Heart Rate Drift & staying in zone 2

  • Creator
    Topic
  • #40688
    jonathanmichaelryan
    Participant

    On my longer runs (over 2:30:00) I find it hard to keep my heart rate in my AeT zone without my pace dropping significantly. It never drifts too high. Normally about 5 beats. When it does drift higher my breathing rate and my perceived effort are low. When I am not watching closely I naturally fall into an easy pace that is higher than my AeT HR (only toward the end of long runs). Should I follow my breath/effort and let my HR drift the addition 5 beats or follow my HR to stay in zone? What is the relationship between cardiac drift and zone training?

  • Participant
    Brett on #40701

    I notice the same exact thing in my long runs right around the 2.5 to 3 hour mark. Still feels super easy, but my HR is 5-10 beats higher than AeT. I’ve noticed that this elevated HR is very close to the AeT value I would need to no longer be aerobically deficient.

    Participant
    OwenFW on #40711

    I don’t worry about it as long as my breathing is normal for the zone. I just figure it’s been too long since my last full AeT test, and I’m fitter now. Man, I hate those tests. Following to hear what the coaches say!

    Participant
    Brett on #40815

    Found an interesting article on this: https://runnersconnect.net/coach-corner/why-cardiac-drift-is-important-for-runners-who-train-by-heart-rate/

    Not sure how accurate the statement is, but the author states “the stroke volume of the heart decreases so that cardiac output and oxygen uptake remain the same, keeping your breathing and effort similar while heart rate rises.”

    I’m really torn, as I would LOVE to go by perceived effort on my long runs and not be a slave to the readings on my watch, but if I were to do so I would be spending quite a bit of time above AeT and possibly inhibiting progress. Also, my body doesn’t do well in heat, so I believe my drift may be more severe than most, especially now that the days are getting quite warm here in central TX.

    • This reply was modified 6 months ago by Brett.
    Participant
    cnikirk on #40841

    I’m curious about this as well. Same thing for me, especially after about 90 minutes in my HR starts to drift up then at the end of 3 hours, I have to fast walk to stay under AET. Would like to know if staying under AET the entire time is the right thing no matter how much you have to slow down or no? I believe based on what I have learned here, that you should stay under AET the entire time but no entirely sure on these long workouts.

    Keymaster
    Scott Semple on #40855

    Good question. Heart rate measures stress, so as stress increases, so will heart rate. On a long run, increases in stress can come from heat, fatigue, dehydration, muscle damage, etc.

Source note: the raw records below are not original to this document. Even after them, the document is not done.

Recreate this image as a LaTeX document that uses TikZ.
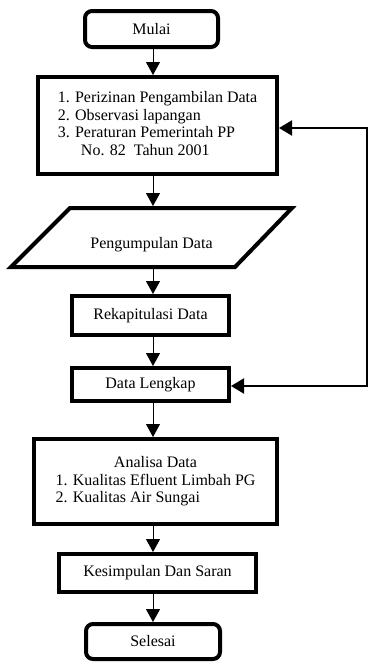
\documentclass[tikz,border=0pt]{standalone}
\usepackage{fontspec}
\setmainfont{Liberation Serif}
\usetikzlibrary{arrows.meta}
\begin{document}
\begin{tikzpicture}[x=1pt,y=-1pt,
  every node/.style={font=\fontsize{16}{17.5}\selectfont, inner sep=0pt},
  boxed/.style={draw=black, line width=4pt, fill=white, rectangle},
  termbox/.style={boxed, rounded corners=7pt},
  arr/.style={draw=black, line width=1pt, -{Triangle[length=13pt,width=14pt]}},
  fb/.style={draw=black, line width=2pt, {Triangle[length=13pt,width=15pt]}-{Triangle[length=13pt,width=15pt]}}
]
\useasboundingbox (0,0) rectangle (369,662);
\fill[white] (0,0) rectangle (369,662);

\coordinate (ax) at (153,0);

\node[termbox, minimum width=133pt, minimum height=36pt] (mulai) at (151.5,29) {\raisebox{-2pt}{Mulai}};

\node[boxed, minimum width=239pt, minimum height=97pt] (prep) at (157.5,125.5)
  {\begin{tabular}{@{}l@{}}
   1. Perizinan Pengambilan Data\\
   2. Observasi lapangan\\
   3. Peraturan Pemerintah PP\\
   \hspace*{1.45em}No. 82\ \ Tahun 2001
   \end{tabular}};

% parallelogram (input / output)
\draw[line width=4pt, line join=miter, fill=white] (70,208) -- (292,208) -- (235,267) -- (11,267) -- cycle;
\coordinate (paraN) at (153,206);
\coordinate (paraS) at (153,269);
\node (para) at (151.5,245) {Pengumpulan Data};

\node[boxed, minimum width=157pt, minimum height=39pt] (rekap) at (150.5,315.5) {Rekapitulasi Data};

\node[boxed, minimum width=157pt, minimum height=33pt] (lengkap) at (150.5,384.5) {Data Lengkap};

\node[boxed, minimum width=243pt, minimum height=85pt] (analisa) at (155.5,481.5)
  {\begin{tabular}{@{}l@{}}
   \multicolumn{1}{@{}c@{}}{Analisa Data}\\
   1. Kualitas Efluent Limbah PG\\
   2. Kualitas Air Sungai
   \end{tabular}};

\node[boxed, minimum width=197pt, minimum height=38pt] (simpul) at (157.5,573) {Kesimpulan Dan Saran};

\node[termbox, minimum width=134pt, minimum height=35pt] (selesai) at (153,641.5) {\raisebox{-3pt}{Selesai}};

% main flow
\draw[arr] (mulai.south -| ax) -- (prep.north -| ax);
\draw[arr] (prep.south -| ax) -- (paraN);
\draw[arr] (paraS) -- (rekap.north -| ax);
\draw[arr] (rekap.south -| ax) -- (lengkap.north -| ax);
\draw[arr] (lengkap.south -| ax) -- (analisa.north -| ax);
\draw[arr] (analisa.south -| ax) -- (simpul.north -| ax);
\draw[arr] (simpul.south -| ax) -- (selesai.north -| ax);

% feedback loop
\coordinate (fbT) at (367,128);
\coordinate (fbB) at (367,386);
\draw[fb] (prep.east |- fbT) -- (fbT) -- (fbB) -- (lengkap.east |- fbB);
\end{tikzpicture}
\end{document}
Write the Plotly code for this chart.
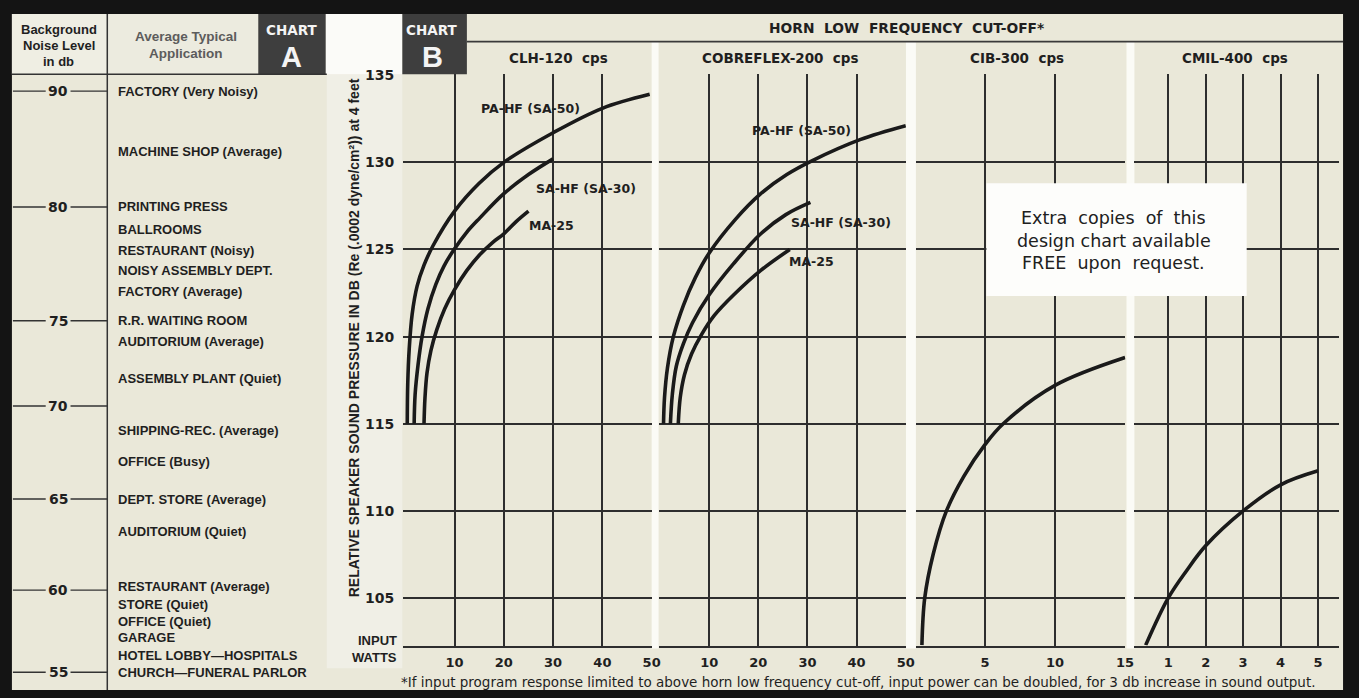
import numpy as np
import plotly.graph_objects as go

# ---------------- data ----------------
spl_ticks = [105, 110, 115, 120, 125, 130, 135]

noise_ticks = [90, 80, 75, 70, 65, 60, 55]
# sound-pressure level (chart B scale) opposite each background-noise tick
noise_tick_spl = [134.04, 127.40, 120.88, 116.00, 110.67, 105.45, 100.75]

applications = [
    "FACTORY (Very Noisy)", "MACHINE SHOP (Average)", "PRINTING PRESS", "BALLROOMS",
    "RESTAURANT (Noisy)", "NOISY ASSEMBLY DEPT.", "FACTORY (Average)", "R.R. WAITING ROOM",
    "AUDITORIUM (Average)", "ASSEMBLY PLANT (Quiet)", "SHIPPING-REC. (Average)", "OFFICE (Busy)",
    "DEPT. STORE (Average)", "AUDITORIUM (Quiet)", "RESTAURANT (Average)", "STORE (Quiet)",
    "OFFICE (Quiet)", "GARAGE", "HOTEL LOBBY\u2014HOSPITALS", "CHURCH\u2014FUNERAL PARLOR",
]
application_noise = [90, 84.8, 80, 79, 78.1, 77.2, 76.3, 75, 73.8, 71.6, 68.7, 67.0,
                     65, 63.2, 60.2, 59.1, 58.1, 57.1, 56.0, 55]

horn_titles = ["CLH-120  cps", "COBREFLEX-200  cps", "CIB-300  cps", "CMIL-400  cps"]
watt_ticks_clh = [10, 20, 30, 40, 50]
watt_ticks_cobreflex = [10, 20, 30, 40, 50]
watt_ticks_cib = [5, 10, 15]
watt_ticks_cmil = [1, 2, 3, 4, 5]

clh_pahf_watts = [0.4, 0.5, 0.8, 1.4, 2.4, 3.8, 5.6, 10, 15, 20, 30, 40, 49.6]
clh_pahf_db = [115, 117.3, 119.3, 121.3, 122.9, 124.1, 125.2, 127.2, 128.8, 130.0, 131.7, 133.1, 133.9]
clh_sahf_watts = [1.8, 2.0, 2.6, 3.4, 4.6, 6.2, 7.85, 9.9, 12.5, 15.1, 20, 25, 30]
clh_sahf_db = [115, 116.7, 118.4, 120.0, 121.6, 123.0, 124.05, 125.0, 126.0, 126.8, 128.2, 129.3, 130.2]
clh_ma25_watts = [3.8, 4.0, 4.4, 5.2, 6.4, 8.0, 10, 12.5, 15.1, 17.7, 20, 22.5, 25]
clh_ma25_db = [115, 116.5, 117.9, 119.2, 120.4, 121.6, 122.7, 123.8, 124.7, 125.4, 125.9, 126.6, 127.2]

cob_pahf_watts = [0.7, 0.9, 1.5, 2.7, 4.75, 7.2, 10, 15.25, 20.5, 25.8, 31, 40.7, 50]
cob_pahf_db = [115, 116.5, 118.2, 120.0, 121.8, 123.4, 124.8, 126.7, 128.2, 129.3, 130.1, 131.3, 132.1]
cob_sahf_watts = [2.1, 2.5, 3.3, 4.75, 6.6, 10, 15, 20.5, 25.6, 30.6]
cob_sahf_db = [115, 116.7, 118.3, 119.6, 120.8, 122.4, 124.2, 125.9, 127.0, 127.7]
cob_ma25_watts = [3.7, 4.1, 4.95, 6.4, 8.4, 11, 15, 20.5, 26.4]
cob_ma25_db = [115, 116.5, 117.8, 119.0, 120.1, 121.2, 122.4, 123.8, 125.0]

cib_watts = [0.5, 0.7, 1.3, 2.25, 3.5, 5, 6.3, 10, 15]
cib_db = [102.3, 105, 107.5, 110, 112.0, 113.8, 115, 117.2, 118.8]

cmil_watts = [0.4, 1.0, 1.5, 2.0, 3.0, 4.0, 5.0]
cmil_db = [102.3, 105, 106.6, 108.0, 110, 111.5, 112.3]

curve_names = ["PA-HF (SA-50)", "SA-HF (SA-30)", "MA-25"]

# ---------------- layout helpers ----------------
W, H = 1359, 698
def px(x):
    return x / W
def py(y):
    return 1 - y / H

F = "Liberation Sans, Arial, sans-serif"
FW = "DejaVu Sans, Verdana, sans-serif"
INK = "#1f1f1f"
GRID = "#2e2e2e"
PAPER = "#eae8d9"

fig = go.Figure()

# chart B curves
panels = [
    ("x", [(clh_pahf_watts, clh_pahf_db), (clh_sahf_watts, clh_sahf_db), (clh_ma25_watts, clh_ma25_db)]),
    ("x2", [(cob_pahf_watts, cob_pahf_db), (cob_sahf_watts, cob_sahf_db), (cob_ma25_watts, cob_ma25_db)]),
    ("x3", [(cib_watts, cib_db)]),
    ("x4", [(cmil_watts, cmil_db)]),
]
for xa, curves in panels:
    for wx, dy in curves:
        fig.add_trace(go.Scatter(x=wx, y=dy, xaxis=xa, yaxis="y", mode="lines",
                                 line=dict(color="#1a1a1a", width=3.6, shape="spline", smoothing=1.0),
                                 hoverinfo="skip", showlegend=False, cliponaxis=False))

# chart A: noise-level tick marks (left table)
tx, ty = [], []
for s in noise_tick_spl:
    tx += [13, 46, None, 71, 108, None]
    ty += [s, s, None, s, s, None]
fig.add_trace(go.Scatter(x=tx, y=ty, xaxis="x5", yaxis="y2", mode="lines",
                         line=dict(color="#333", width=1.4), hoverinfo="skip", showlegend=False))

# ---------------- axes ----------------
y_bottom_px, y_top_px = 645, 68
spl_per_px = 30 / (597 - 68)
y_min = 135 - (y_bottom_px - y_top_px) * spl_per_px

xtickfont = dict(family=FW, size=13, color=INK, weight="bold")
ytickfont = dict(family=FW, size=14, color=INK, weight="bold")
common_x = dict(showgrid=True, gridcolor=GRID, gridwidth=1.8, zeroline=False,
                showline=True, linecolor=GRID, linewidth=1.8, ticks="", anchor="y",
                tickfont=xtickfont, ticklabelstandoff=4, fixedrange=True)

fig.update_layout(
    xaxis=dict(domain=[px(406), px(656)], range=[-0.4, 50.0], tickvals=watt_ticks_clh, **common_x),
    xaxis2=dict(domain=[px(663), px(912)], range=[-0.3, 50.05], tickvals=watt_ticks_cobreflex, **common_x),
    xaxis3=dict(domain=[px(922), px(1133)], range=[0.07, 15.03], tickvals=watt_ticks_cib, **common_x),
    xaxis4=dict(domain=[px(1142), px(1348)], range=[0.1, 5.56], tickvals=watt_ticks_cmil, **common_x),
    yaxis=dict(domain=[py(y_bottom_px), py(y_top_px)], range=[y_min, 135.05], tickvals=spl_ticks,
               showgrid=True, gridcolor=GRID, gridwidth=1.8, zeroline=False, showline=False,
               ticks="", anchor="x", side="left", tickfont=ytickfont, ticklabelstandoff=8,
               fixedrange=True),
    xaxis5=dict(domain=[0, px(330)], range=[0, 330], visible=False, anchor="y2", fixedrange=True),
    yaxis2=dict(domain=[py(690), py(68)], range=[135 - (690 - 68) * spl_per_px, 135],
                visible=False, anchor="x5", fixedrange=True),
)

# ---------------- shapes ----------------
def rect(x0, y0, x1, y1, fill, layer="below"):
    return dict(type="rect", xref="paper", yref="paper", x0=px(x0), x1=px(x1), y0=py(y1), y1=py(y0),
                fillcolor=fill, line=dict(width=0), layer=layer)

def line(x0, y0, x1, y1, color="#333", width=1.5):
    return dict(type="line", xref="paper", yref="paper", x0=px(x0), x1=px(x1), y0=py(y0), y1=py(y1),
                line=dict(color=color, width=width), layer="below")

shapes = [
    rect(12, 7, 1352, 690, PAPER),
    rect(12, 7, 108, 68, "#efeee3"),
    rect(109, 7, 260, 68, "#ecebdf"),
    rect(329, 68, 405, 668, "#f0efe6"),
    rect(260, 7, 328, 68, "#3e3e3e"),
    rect(328, 7, 405, 68, "#fbfbf8"),
    rect(405, 7, 470, 68, "#3e3e3e"),
    rect(656, 35, 663, 648, "#fbfbf6"),
    rect(912, 35, 922, 648, "#fbfbf6"),
    rect(1134, 35, 1142, 648, "#fbfbf6"),
    line(12, 68, 329, 68),
    line(108, 7, 108, 690),
    line(470, 35, 1352, 35, "#3a3a3a", 1.6),
    rect(993, 178, 1255, 292, "#fdfdfb", layer="above"),
]
fig.update_layout(shapes=shapes)

# ---------------- text ----------------
ann = []
def txt(x, y, text, size=12, color=INK, bold=True, xanchor="center", angle=0, family=F):
    ann.append(dict(xref="paper", yref="paper", x=px(x), y=py(y), text=text, showarrow=False,
                    xanchor=xanchor, yanchor="middle", textangle=angle,
                    font=dict(family=family, size=size, color=color, weight="bold" if bold else "normal")))

txt(59, 23, "Background", 13)
txt(59, 39, "Noise Level", 13)
txt(59, 55, "in db", 13)
txt(187, 30, "Average Typical", 13.5, color="#5c5c5c")
txt(187, 47, "Application", 13.5, color="#5c5c5c")
txt(293, 23, "CHART", 13.5, color="#f4f4f4", family=FW)
txt(293, 51, "A", 29, color="#f4f4f4")
txt(434, 23, "CHART", 13.5, color="#f4f4f4", family=FW)
txt(435, 51, "B", 29, color="#f4f4f4")
txt(913, 21, "HORN  LOW  FREQUENCY  CUT-OFF*", 13.8, family=FW)
for t, cx in zip(horn_titles, [562, 786, 1024, 1243]):
    txt(cx, 52, t, 13.5, family=FW)

txt(356, 334, "RELATIVE SPEAKER SOUND PRESSURE IN DB (Re (.0002 dyne/cm\u00b2)) at 4 feet",
    14, angle=-90)
txt(402, 640, "INPUT", 13, xanchor="right")
txt(402, 657, "WATTS", 13, xanchor="right")

txt(1121, 213, "Extra  copies  of  this", 17.5, bold=False, color="#202020", family=FW)
txt(1121, 236, "design chart available", 17.5, bold=False, color="#202020", family=FW)
txt(1121, 259, "FREE  upon  request.", 17.5, bold=False, color="#202020", family=FW)

txt(864, 682, "*If input program response limited to above horn low frequency cut-off, "
              "input power can be doubled, for 3 db increase in sound output.", 13.5, bold=False,
    family=FW)

# noise level labels and application list (chart A)
for n, s in zip(noise_ticks, noise_tick_spl):
    ann.append(dict(xref="x5", yref="y2", x=58.5, y=s, text=str(n), showarrow=False,
                    xanchor="center", yanchor="middle",
                    font=dict(family=FW, size=14, color=INK, weight="bold")))
app_spl = np.interp(application_noise, noise_ticks[::-1], noise_tick_spl[::-1])
for a, s in zip(applications, app_spl):
    ann.append(dict(xref="x5", yref="y2", x=117, y=float(s), text=a, showarrow=False,
                    xanchor="left", yanchor="middle",
                    font=dict(family=F, size=13, color=INK, weight="bold")))

# curve labels
curve_label_pos = [
    ("x", 25.5, 133.1, 0), ("x", 36.6, 128.5, 1), ("x", 29.6, 126.4, 2),
    ("x2", 28.8, 131.8, 0), ("x2", 36.9, 126.55, 1), ("x2", 30.8, 124.3, 2),
]
for xa, xv, yv, i in curve_label_pos:
    ann.append(dict(xref=xa, yref="y", x=xv, y=yv, text=curve_names[i], showarrow=False,
                    xanchor="center", yanchor="middle",
                    font=dict(family=FW, size=12.5, color=INK, weight="bold")))

fig.update_layout(
    annotations=ann,
    width=W, height=H,
    margin=dict(l=0, r=0, t=0, b=0),
    paper_bgcolor="#141414",
    plot_bgcolor="rgba(0,0,0,0)",
    showlegend=False,
    font=dict(family=F, color=INK),
)

fig.write_html(
    "out.html",
    config={"displayModeBar": False},
    post_script="document.documentElement.style.margin='0';document.body.style.margin='0';"
                "document.body.style.overflow='hidden';document.documentElement.style.overflow='hidden';",
)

    For that reason, I lean toward thinking that AeT pace is more important than AeT HR.

    BUT! I also think that going by Rating of Perceived Exertion (RPE) is a joke. And if you combine RPE with the cognitive biases we all struggle with, it’s a recipe to gradually justify going too fast too often.

    So going by heart rate, even if pace declines, is conservative. But conservative is always better than being too optimistic.

    Participant
    Al B on #40871

    This doesn’t quite answer the OP’s original question but Stephen Selier posted an interesting presentation on some of the same topics here: https://www.youtube.com/watch?v=3GXc474Hu5U

    He’s talking mostly about the relationship between %HRR and %6 min power for cyclists but it seems like the concepts are transferable.

    Participant
    OwenFW on #40872

    Scott’s answer suggests some remedies: start long runs slower (advice I’ve received previously about race pacing), hydrate better, increase run-walk ratios, get stronger, etc. Working an intentional run-walk ratio into my longest runs as practice for doing it in races of increasing distance has been something that’s been on my radar for a while, but I haven’t been able to get over myself because it feels like cheating.

    Participant
    Matt K on #40895

    Listening to episode 310 of the Endurance Planet ATC podcast might help answer the OP questions. You can skip to 35:15 for the short answer but listening to the whole episode is beneficial IMO.

    I’ve been listening to Endurance Planet ATC (Ask the Coaches) series of podcasts for several years, about the same amount of time I’ve been following TFTNA. I find a lot of similar philosophies in the two.

    • This reply was modified 6 months ago by Matt K.
    Participant
    Matt K on #40897

    Meant to say skip to 36:15 for the short answer

    Keymaster
    Scott Semple on #40949

    @fargoan: What’s the short answer? 🙂

    Participant
    Jan on #41768

    In this video, starting around min 5:30, Steve House kind of says that you shouln’t go over AeT in your long runs.